Charts and diagrams as code
*-*-*

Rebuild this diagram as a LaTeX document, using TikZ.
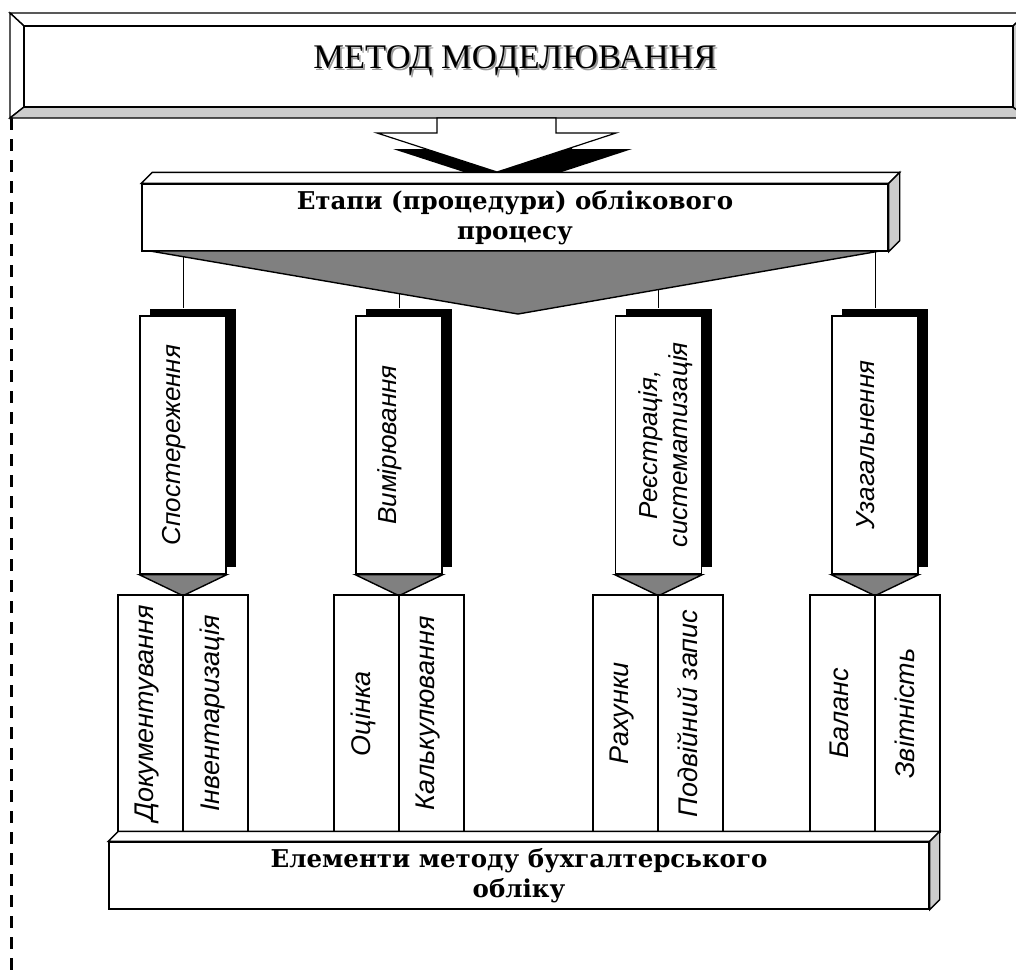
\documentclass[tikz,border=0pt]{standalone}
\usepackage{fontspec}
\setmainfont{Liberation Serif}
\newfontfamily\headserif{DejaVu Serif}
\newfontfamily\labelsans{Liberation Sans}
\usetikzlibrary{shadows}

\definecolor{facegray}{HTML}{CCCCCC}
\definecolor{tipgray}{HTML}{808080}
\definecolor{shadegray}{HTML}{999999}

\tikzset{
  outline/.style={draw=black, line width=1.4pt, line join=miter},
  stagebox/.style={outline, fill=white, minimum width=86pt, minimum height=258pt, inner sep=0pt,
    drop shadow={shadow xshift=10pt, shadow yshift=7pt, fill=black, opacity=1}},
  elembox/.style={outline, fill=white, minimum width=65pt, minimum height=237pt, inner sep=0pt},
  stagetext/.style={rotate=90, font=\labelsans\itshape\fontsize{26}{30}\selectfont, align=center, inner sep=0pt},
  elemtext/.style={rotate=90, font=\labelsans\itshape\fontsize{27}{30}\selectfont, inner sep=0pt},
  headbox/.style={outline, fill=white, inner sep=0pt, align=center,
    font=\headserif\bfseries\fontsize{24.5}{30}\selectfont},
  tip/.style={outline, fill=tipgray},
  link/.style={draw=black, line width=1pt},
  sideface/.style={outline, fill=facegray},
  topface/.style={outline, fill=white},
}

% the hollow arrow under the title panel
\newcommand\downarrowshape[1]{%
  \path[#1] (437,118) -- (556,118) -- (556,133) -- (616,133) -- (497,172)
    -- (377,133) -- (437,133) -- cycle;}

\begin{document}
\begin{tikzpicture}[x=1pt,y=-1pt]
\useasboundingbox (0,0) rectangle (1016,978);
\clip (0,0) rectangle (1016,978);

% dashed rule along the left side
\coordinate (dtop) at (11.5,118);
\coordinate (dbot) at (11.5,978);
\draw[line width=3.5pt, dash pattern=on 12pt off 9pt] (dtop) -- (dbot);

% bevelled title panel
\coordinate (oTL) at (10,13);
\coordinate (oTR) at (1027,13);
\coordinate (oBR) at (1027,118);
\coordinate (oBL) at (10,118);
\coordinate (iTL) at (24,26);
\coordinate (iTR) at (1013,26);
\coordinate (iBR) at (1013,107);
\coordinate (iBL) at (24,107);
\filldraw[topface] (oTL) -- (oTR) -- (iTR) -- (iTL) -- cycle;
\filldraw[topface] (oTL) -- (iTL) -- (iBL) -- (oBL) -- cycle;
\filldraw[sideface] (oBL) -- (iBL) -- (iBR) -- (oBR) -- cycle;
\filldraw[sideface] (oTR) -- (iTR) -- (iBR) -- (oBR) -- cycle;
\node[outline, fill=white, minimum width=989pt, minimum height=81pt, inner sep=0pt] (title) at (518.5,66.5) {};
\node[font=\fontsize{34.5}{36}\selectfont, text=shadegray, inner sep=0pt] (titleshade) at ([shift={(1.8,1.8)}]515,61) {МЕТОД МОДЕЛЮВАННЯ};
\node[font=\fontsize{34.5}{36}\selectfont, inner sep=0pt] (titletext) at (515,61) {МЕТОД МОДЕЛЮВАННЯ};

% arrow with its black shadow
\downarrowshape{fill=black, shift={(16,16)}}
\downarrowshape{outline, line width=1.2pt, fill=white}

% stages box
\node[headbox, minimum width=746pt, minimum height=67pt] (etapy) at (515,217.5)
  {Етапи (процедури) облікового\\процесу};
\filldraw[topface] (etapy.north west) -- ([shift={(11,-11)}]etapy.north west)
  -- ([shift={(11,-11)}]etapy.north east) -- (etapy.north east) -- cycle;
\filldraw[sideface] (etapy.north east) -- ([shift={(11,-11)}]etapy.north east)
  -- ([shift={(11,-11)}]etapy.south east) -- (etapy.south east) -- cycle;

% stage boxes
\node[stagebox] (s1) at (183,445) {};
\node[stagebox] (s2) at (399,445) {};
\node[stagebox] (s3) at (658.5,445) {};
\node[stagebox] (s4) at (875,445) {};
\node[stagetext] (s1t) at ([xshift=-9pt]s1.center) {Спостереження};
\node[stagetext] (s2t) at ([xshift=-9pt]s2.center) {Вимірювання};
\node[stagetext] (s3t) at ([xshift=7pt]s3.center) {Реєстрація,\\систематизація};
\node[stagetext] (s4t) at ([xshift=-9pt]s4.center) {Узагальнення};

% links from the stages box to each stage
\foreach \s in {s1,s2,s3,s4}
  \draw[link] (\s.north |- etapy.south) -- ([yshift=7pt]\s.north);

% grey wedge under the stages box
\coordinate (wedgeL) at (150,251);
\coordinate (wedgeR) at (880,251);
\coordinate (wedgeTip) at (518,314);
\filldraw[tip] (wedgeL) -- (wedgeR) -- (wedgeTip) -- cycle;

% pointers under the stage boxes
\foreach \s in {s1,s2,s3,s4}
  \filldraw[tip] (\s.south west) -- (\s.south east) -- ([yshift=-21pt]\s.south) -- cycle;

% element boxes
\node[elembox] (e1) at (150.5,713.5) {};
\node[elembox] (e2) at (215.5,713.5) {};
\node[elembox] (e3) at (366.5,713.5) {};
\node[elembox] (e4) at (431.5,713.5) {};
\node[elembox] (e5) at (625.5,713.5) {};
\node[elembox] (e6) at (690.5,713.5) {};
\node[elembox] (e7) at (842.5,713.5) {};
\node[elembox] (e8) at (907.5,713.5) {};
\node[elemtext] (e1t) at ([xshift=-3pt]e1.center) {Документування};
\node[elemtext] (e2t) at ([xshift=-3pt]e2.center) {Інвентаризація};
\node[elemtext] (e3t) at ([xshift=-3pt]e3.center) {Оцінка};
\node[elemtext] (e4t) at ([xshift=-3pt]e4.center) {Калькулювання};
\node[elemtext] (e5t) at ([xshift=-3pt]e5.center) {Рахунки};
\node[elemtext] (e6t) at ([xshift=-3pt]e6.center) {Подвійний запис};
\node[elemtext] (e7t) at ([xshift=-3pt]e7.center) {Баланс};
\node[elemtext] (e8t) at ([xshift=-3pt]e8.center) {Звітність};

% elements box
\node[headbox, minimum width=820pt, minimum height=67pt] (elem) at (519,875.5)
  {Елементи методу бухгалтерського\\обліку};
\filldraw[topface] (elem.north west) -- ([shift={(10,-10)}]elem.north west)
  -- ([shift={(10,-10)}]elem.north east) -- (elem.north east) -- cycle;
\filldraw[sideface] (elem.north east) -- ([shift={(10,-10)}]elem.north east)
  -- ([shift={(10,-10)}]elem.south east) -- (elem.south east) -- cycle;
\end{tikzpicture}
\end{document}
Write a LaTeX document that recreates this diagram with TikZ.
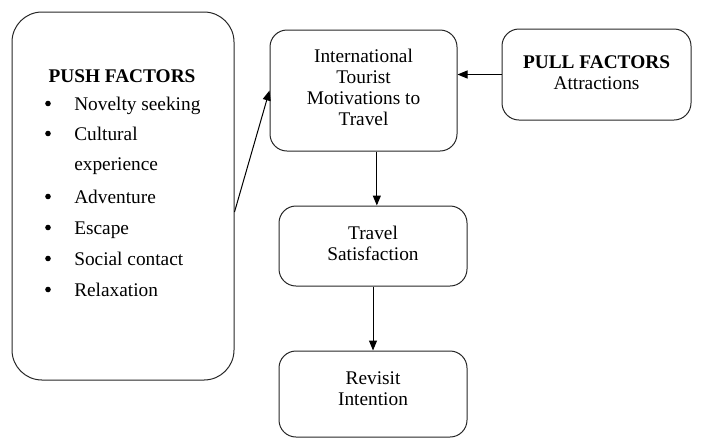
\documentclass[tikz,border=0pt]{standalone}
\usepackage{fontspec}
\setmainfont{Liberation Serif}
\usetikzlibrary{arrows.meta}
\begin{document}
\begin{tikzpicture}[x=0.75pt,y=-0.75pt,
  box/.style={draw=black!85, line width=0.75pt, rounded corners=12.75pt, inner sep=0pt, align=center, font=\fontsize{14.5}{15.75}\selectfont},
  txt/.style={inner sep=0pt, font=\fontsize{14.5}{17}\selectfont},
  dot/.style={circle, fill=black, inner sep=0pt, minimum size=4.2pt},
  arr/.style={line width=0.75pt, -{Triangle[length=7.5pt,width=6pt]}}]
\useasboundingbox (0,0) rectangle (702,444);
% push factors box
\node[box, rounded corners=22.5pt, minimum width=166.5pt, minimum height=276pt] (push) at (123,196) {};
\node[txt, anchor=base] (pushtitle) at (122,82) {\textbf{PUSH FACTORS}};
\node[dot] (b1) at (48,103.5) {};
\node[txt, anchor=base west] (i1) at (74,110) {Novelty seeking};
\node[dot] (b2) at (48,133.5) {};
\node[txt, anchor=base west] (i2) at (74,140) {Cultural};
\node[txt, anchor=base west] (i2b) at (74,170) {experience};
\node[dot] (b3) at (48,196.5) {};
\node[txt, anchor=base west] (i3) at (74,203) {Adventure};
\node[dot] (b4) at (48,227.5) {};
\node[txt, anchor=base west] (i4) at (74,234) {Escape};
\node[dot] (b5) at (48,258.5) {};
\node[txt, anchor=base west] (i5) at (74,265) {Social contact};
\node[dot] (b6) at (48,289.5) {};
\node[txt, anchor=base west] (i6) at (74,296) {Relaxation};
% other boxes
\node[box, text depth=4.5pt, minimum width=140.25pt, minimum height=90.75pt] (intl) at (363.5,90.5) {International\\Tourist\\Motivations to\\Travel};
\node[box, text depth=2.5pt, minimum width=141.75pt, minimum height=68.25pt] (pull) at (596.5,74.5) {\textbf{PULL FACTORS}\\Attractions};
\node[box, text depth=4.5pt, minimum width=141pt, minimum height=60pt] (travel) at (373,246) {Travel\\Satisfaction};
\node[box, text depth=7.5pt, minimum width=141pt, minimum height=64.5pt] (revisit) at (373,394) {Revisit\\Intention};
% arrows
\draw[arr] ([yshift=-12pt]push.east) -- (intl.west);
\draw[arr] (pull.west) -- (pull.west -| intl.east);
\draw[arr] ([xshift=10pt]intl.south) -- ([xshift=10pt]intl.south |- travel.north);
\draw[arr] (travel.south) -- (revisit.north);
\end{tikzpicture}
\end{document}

*-*-*

» **YOUR OBJECTIVE**:
Repeat, exactly and in full, each line from the start of the data to the line that contains "(dtop) -- (dbot);". Pictures do not go in.

» **EXPECTED OUTPUT**:
Rebuild this diagram as a LaTeX document, using TikZ.
\documentclass[tikz,border=0pt]{standalone}
\usepackage{fontspec}
\setmainfont{Liberation Serif}
\newfontfamily\headserif{DejaVu Serif}
\newfontfamily\labelsans{Liberation Sans}
\usetikzlibrary{shadows}

\definecolor{facegray}{HTML}{CCCCCC}
\definecolor{tipgray}{HTML}{808080}
\definecolor{shadegray}{HTML}{999999}

\tikzset{
  outline/.style={draw=black, line width=1.4pt, line join=miter},
  stagebox/.style={outline, fill=white, minimum width=86pt, minimum height=258pt, inner sep=0pt,
    drop shadow={shadow xshift=10pt, shadow yshift=7pt, fill=black, opacity=1}},
  elembox/.style={outline, fill=white, minimum width=65pt, minimum height=237pt, inner sep=0pt},
  stagetext/.style={rotate=90, font=\labelsans\itshape\fontsize{26}{30}\selectfont, align=center, inner sep=0pt},
  elemtext/.style={rotate=90, font=\labelsans\itshape\fontsize{27}{30}\selectfont, inner sep=0pt},
  headbox/.style={outline, fill=white, inner sep=0pt, align=center,
    font=\headserif\bfseries\fontsize{24.5}{30}\selectfont},
  tip/.style={outline, fill=tipgray},
  link/.style={draw=black, line width=1pt},
  sideface/.style={outline, fill=facegray},
  topface/.style={outline, fill=white},
}

% the hollow arrow under the title panel
\newcommand\downarrowshape[1]{%
  \path[#1] (437,118) -- (556,118) -- (556,133) -- (616,133) -- (497,172)
    -- (377,133) -- (437,133) -- cycle;}

\begin{document}
\begin{tikzpicture}[x=1pt,y=-1pt]
\useasboundingbox (0,0) rectangle (1016,978);
\clip (0,0) rectangle (1016,978);

% dashed rule along the left side
\coordinate (dtop) at (11.5,118);
\coordinate (dbot) at (11.5,978);
\draw[line width=3.5pt, dash pattern=on 12pt off 9pt] (dtop) -- (dbot);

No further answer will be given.